**REQUIRED TASK:** Write out all the lines again, precisely as they stand, but without the images.

+---+

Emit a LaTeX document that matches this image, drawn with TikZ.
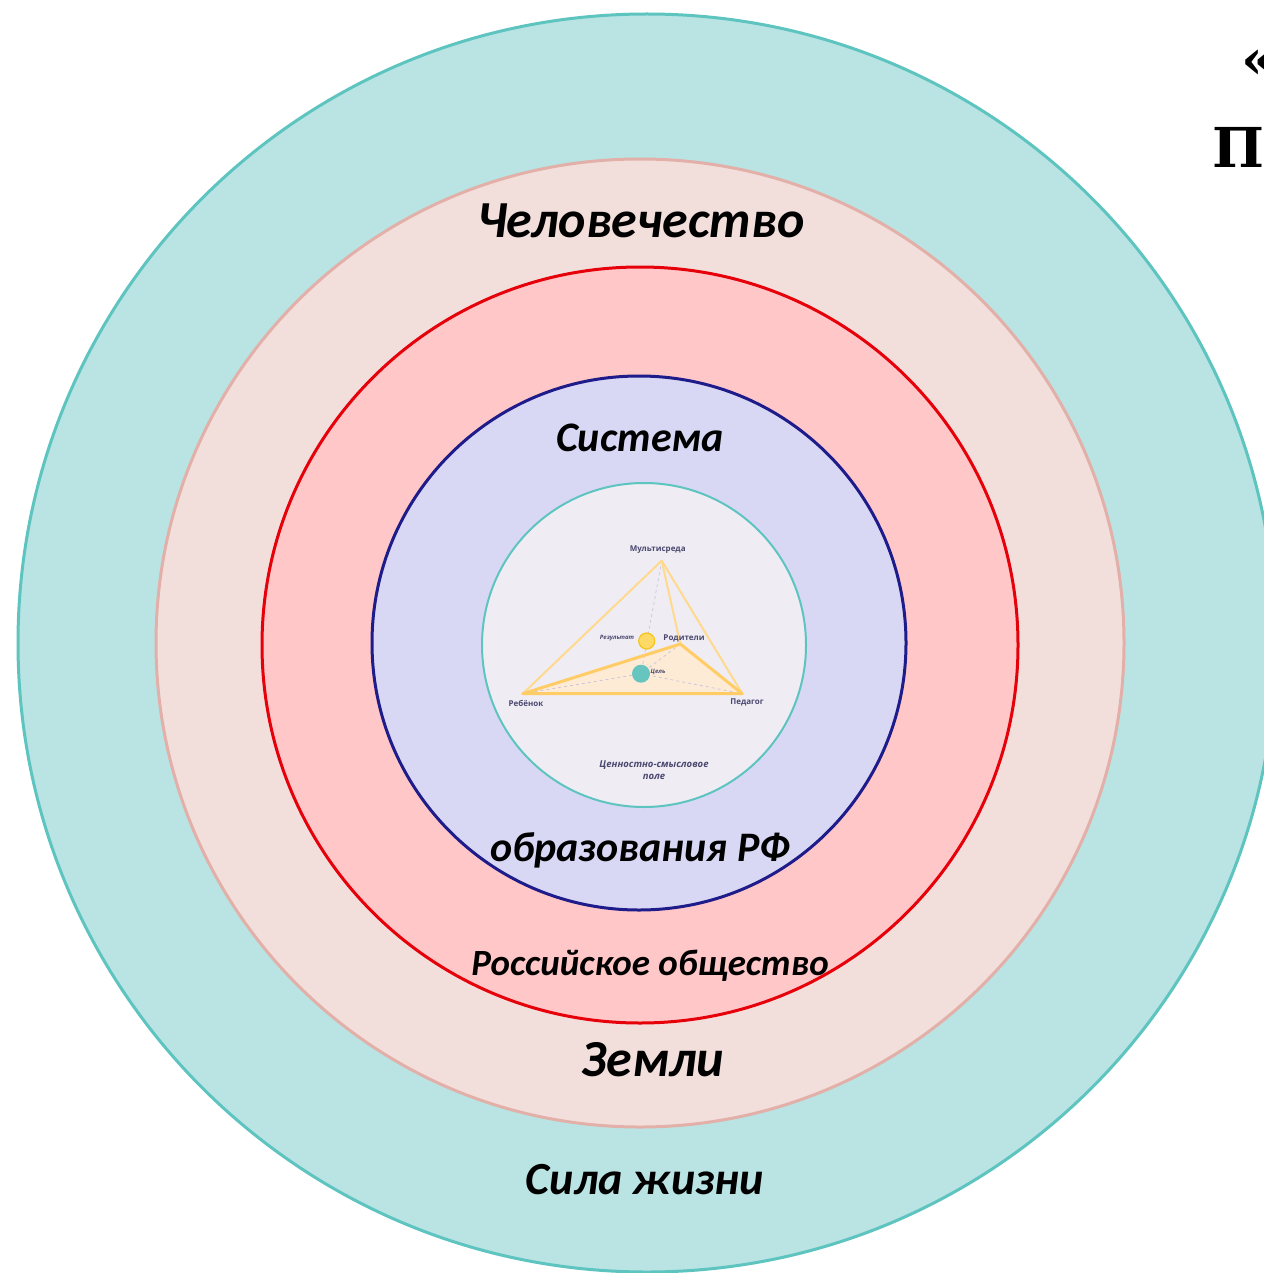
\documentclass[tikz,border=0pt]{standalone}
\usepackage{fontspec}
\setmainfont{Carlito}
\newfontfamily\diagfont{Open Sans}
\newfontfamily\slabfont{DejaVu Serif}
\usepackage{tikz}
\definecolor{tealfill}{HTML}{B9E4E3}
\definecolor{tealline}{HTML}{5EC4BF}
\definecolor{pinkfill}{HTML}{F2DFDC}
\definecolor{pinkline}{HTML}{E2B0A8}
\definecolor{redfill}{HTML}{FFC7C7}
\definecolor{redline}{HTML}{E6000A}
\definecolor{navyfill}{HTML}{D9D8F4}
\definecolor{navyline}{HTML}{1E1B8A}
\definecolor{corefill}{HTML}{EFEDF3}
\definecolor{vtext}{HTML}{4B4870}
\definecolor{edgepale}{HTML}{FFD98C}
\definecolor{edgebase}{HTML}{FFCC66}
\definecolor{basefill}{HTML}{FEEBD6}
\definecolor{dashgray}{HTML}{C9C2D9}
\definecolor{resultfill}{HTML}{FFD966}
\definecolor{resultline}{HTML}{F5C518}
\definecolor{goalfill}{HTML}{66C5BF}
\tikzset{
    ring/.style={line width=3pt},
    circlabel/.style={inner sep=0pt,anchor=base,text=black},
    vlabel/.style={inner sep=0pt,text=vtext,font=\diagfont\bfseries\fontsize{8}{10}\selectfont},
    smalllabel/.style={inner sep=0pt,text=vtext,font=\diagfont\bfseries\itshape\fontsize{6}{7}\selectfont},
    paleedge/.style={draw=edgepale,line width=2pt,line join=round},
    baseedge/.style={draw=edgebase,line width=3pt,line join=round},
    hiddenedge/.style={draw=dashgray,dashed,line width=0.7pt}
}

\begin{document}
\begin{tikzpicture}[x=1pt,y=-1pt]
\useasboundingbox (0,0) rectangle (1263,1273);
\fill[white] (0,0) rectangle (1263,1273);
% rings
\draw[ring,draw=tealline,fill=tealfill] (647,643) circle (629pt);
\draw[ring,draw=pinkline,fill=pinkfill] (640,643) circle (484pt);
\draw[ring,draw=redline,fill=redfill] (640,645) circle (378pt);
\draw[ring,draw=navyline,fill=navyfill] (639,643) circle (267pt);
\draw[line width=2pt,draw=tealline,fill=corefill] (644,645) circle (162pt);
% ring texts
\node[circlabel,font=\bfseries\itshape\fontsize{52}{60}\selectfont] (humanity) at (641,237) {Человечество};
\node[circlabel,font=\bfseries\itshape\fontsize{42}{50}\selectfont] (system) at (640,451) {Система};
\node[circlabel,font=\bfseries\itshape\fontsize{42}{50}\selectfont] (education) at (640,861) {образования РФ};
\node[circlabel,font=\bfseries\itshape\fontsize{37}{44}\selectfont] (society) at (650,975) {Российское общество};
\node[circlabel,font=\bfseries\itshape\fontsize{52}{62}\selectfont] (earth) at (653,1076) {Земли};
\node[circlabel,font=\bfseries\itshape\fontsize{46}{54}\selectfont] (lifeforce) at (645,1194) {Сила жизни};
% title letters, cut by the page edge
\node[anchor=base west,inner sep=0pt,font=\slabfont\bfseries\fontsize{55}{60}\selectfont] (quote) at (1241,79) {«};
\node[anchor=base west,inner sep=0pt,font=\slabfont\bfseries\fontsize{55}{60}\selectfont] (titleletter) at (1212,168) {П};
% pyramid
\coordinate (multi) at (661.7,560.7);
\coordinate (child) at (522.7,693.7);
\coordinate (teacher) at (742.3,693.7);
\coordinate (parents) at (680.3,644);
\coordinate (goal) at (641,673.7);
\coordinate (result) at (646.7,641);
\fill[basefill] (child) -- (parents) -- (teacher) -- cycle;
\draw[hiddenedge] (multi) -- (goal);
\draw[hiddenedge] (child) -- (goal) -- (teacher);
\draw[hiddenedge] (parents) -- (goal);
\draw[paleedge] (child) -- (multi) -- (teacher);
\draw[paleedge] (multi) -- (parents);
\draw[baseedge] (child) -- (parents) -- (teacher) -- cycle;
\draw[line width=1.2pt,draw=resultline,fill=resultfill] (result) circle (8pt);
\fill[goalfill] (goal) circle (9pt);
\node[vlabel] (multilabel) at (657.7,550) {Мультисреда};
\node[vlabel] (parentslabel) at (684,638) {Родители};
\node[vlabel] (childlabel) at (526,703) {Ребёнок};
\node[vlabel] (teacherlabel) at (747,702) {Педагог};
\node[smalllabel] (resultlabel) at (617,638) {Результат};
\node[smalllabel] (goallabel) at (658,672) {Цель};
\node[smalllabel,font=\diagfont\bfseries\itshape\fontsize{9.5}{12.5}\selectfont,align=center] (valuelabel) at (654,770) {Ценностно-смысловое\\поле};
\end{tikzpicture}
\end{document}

+---+

**THE ANSWER:**
Emit a LaTeX document that matches this image, drawn with TikZ.
\documentclass[tikz,border=0pt]{standalone}
\usepackage{fontspec}
\setmainfont{Carlito}
\newfontfamily\diagfont{Open Sans}
\newfontfamily\slabfont{DejaVu Serif}
\usepackage{tikz}
\definecolor{tealfill}{HTML}{B9E4E3}
\definecolor{tealline}{HTML}{5EC4BF}
\definecolor{pinkfill}{HTML}{F2DFDC}
\definecolor{pinkline}{HTML}{E2B0A8}
\definecolor{redfill}{HTML}{FFC7C7}
\definecolor{redline}{HTML}{E6000A}
\definecolor{navyfill}{HTML}{D9D8F4}
\definecolor{navyline}{HTML}{1E1B8A}
\definecolor{corefill}{HTML}{EFEDF3}
\definecolor{vtext}{HTML}{4B4870}
\definecolor{edgepale}{HTML}{FFD98C}
\definecolor{edgebase}{HTML}{FFCC66}
\definecolor{basefill}{HTML}{FEEBD6}
\definecolor{dashgray}{HTML}{C9C2D9}
\definecolor{resultfill}{HTML}{FFD966}
\definecolor{resultline}{HTML}{F5C518}
\definecolor{goalfill}{HTML}{66C5BF}
\tikzset{
    ring/.style={line width=3pt},
    circlabel/.style={inner sep=0pt,anchor=base,text=black},
    vlabel/.style={inner sep=0pt,text=vtext,font=\diagfont\bfseries\fontsize{8}{10}\selectfont},
    smalllabel/.style={inner sep=0pt,text=vtext,font=\diagfont\bfseries\itshape\fontsize{6}{7}\selectfont},
    paleedge/.style={draw=edgepale,line width=2pt,line join=round},
    baseedge/.style={draw=edgebase,line width=3pt,line join=round},
    hiddenedge/.style={draw=dashgray,dashed,line width=0.7pt}
}

\begin{document}
\begin{tikzpicture}[x=1pt,y=-1pt]
\useasboundingbox (0,0) rectangle (1263,1273);
\fill[white] (0,0) rectangle (1263,1273);
% rings
\draw[ring,draw=tealline,fill=tealfill] (647,643) circle (629pt);
\draw[ring,draw=pinkline,fill=pinkfill] (640,643) circle (484pt);
\draw[ring,draw=redline,fill=redfill] (640,645) circle (378pt);
\draw[ring,draw=navyline,fill=navyfill] (639,643) circle (267pt);
\draw[line width=2pt,draw=tealline,fill=corefill] (644,645) circle (162pt);
% ring texts
\node[circlabel,font=\bfseries\itshape\fontsize{52}{60}\selectfont] (humanity) at (641,237) {Человечество};
\node[circlabel,font=\bfseries\itshape\fontsize{42}{50}\selectfont] (system) at (640,451) {Система};
\node[circlabel,font=\bfseries\itshape\fontsize{42}{50}\selectfont] (education) at (640,861) {образования РФ};
\node[circlabel,font=\bfseries\itshape\fontsize{37}{44}\selectfont] (society) at (650,975) {Российское общество};
\node[circlabel,font=\bfseries\itshape\fontsize{52}{62}\selectfont] (earth) at (653,1076) {Земли};
\node[circlabel,font=\bfseries\itshape\fontsize{46}{54}\selectfont] (lifeforce) at (645,1194) {Сила жизни};
% title letters, cut by the page edge
\node[anchor=base west,inner sep=0pt,font=\slabfont\bfseries\fontsize{55}{60}\selectfont] (quote) at (1241,79) {«};
\node[anchor=base west,inner sep=0pt,font=\slabfont\bfseries\fontsize{55}{60}\selectfont] (titleletter) at (1212,168) {П};
% pyramid
\coordinate (multi) at (661.7,560.7);
\coordinate (child) at (522.7,693.7);
\coordinate (teacher) at (742.3,693.7);
\coordinate (parents) at (680.3,644);
\coordinate (goal) at (641,673.7);
\coordinate (result) at (646.7,641);
\fill[basefill] (child) -- (parents) -- (teacher) -- cycle;
\draw[hiddenedge] (multi) -- (goal);
\draw[hiddenedge] (child) -- (goal) -- (teacher);
\draw[hiddenedge] (parents) -- (goal);
\draw[paleedge] (child) -- (multi) -- (teacher);
\draw[paleedge] (multi) -- (parents);
\draw[baseedge] (child) -- (parents) -- (teacher) -- cycle;
\draw[line width=1.2pt,draw=resultline,fill=resultfill] (result) circle (8pt);
\fill[goalfill] (goal) circle (9pt);
\node[vlabel] (multilabel) at (657.7,550) {Мультисреда};
\node[vlabel] (parentslabel) at (684,638) {Родители};
\node[vlabel] (childlabel) at (526,703) {Ребёнок};
\node[vlabel] (teacherlabel) at (747,702) {Педагог};
\node[smalllabel] (resultlabel) at (617,638) {Результат};
\node[smalllabel] (goallabel) at (658,672) {Цель};
\node[smalllabel,font=\diagfont\bfseries\itshape\fontsize{9.5}{12.5}\selectfont,align=center] (valuelabel) at (654,770) {Ценностно-смысловое\\поле};
\end{tikzpicture}
\end{document}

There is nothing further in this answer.